Sirem and Çisem doing it old-school: picking up fallen olives from the hillside.
Shaking the trees and gathering the olives is the hard part. It gets a lot easier and more rewarding when you take your crop to the local factory to be pressed into olive oil.
Rainy day at the olive oil factory. Each pile of bags is from someone’s olive farm. Our pile was very small compared to these!
Our olives going into the system.
Leaves and branches blown away, only the olives remain.
Recently the factory has brought in fancy new pressing equipment from Italy to make cold-pressed olive oil possible. This gives nicer oil but a lower yield than the standard warm-pressed method. Decided to give it a try and we couldn’t be happier; the oil is really magnificent.

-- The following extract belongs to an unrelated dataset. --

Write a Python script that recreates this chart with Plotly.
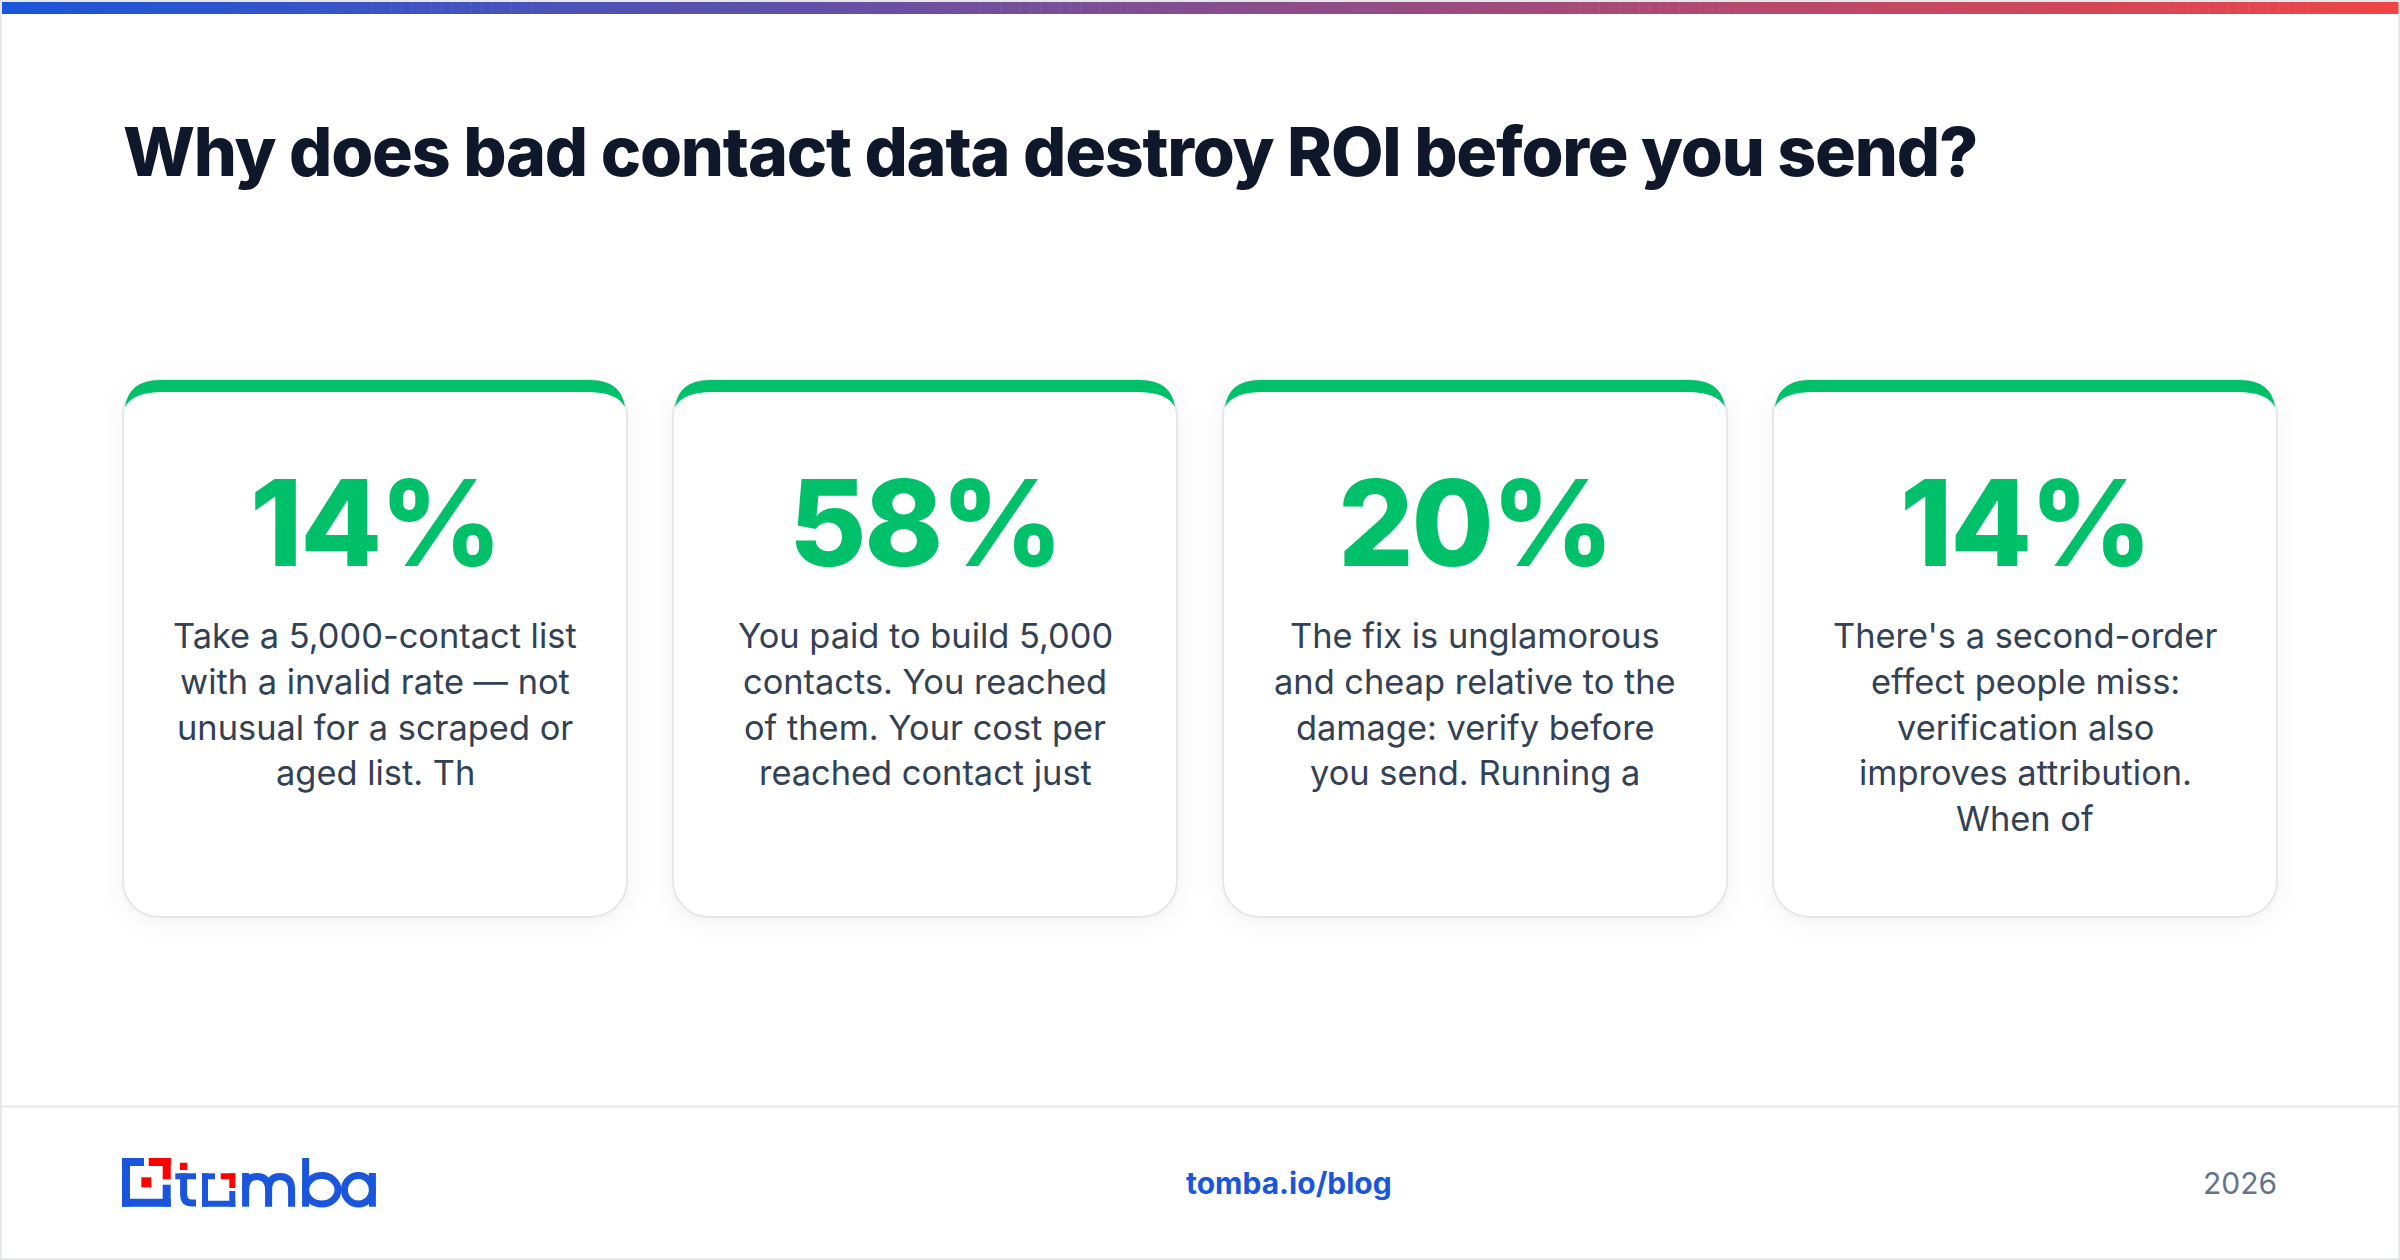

Where the (cold-pressed) magic happens.
You might remember from last time that we adopted a little white puppy called Nina. She has turned out to be all-labrador, or we’re pretty sure she is anyway. She is wonderful and beautiful and extremely naughty and likes to chew on things that she shouldn’t. And she grew so quickly! I should never have given her all those eggs and all that milk…
Nina a few months ago.
Nina now: huge!
And just for some dog-cat balance, here is a photo of Suzie. She’s been with us for ages but you don’t get to see pictures of her very often as sometimes she decides she is shy, and disappears for a week or two.
Suzie looking soulfully into the distance.
And finally a couple of photos to try to show you how nice the light gets around here as the days get shorter and the air hazier.
I know, I know, like the world needs another sunset photo. But look at those rays!
View of distant hills.
Will try not to go quiet for so long this time!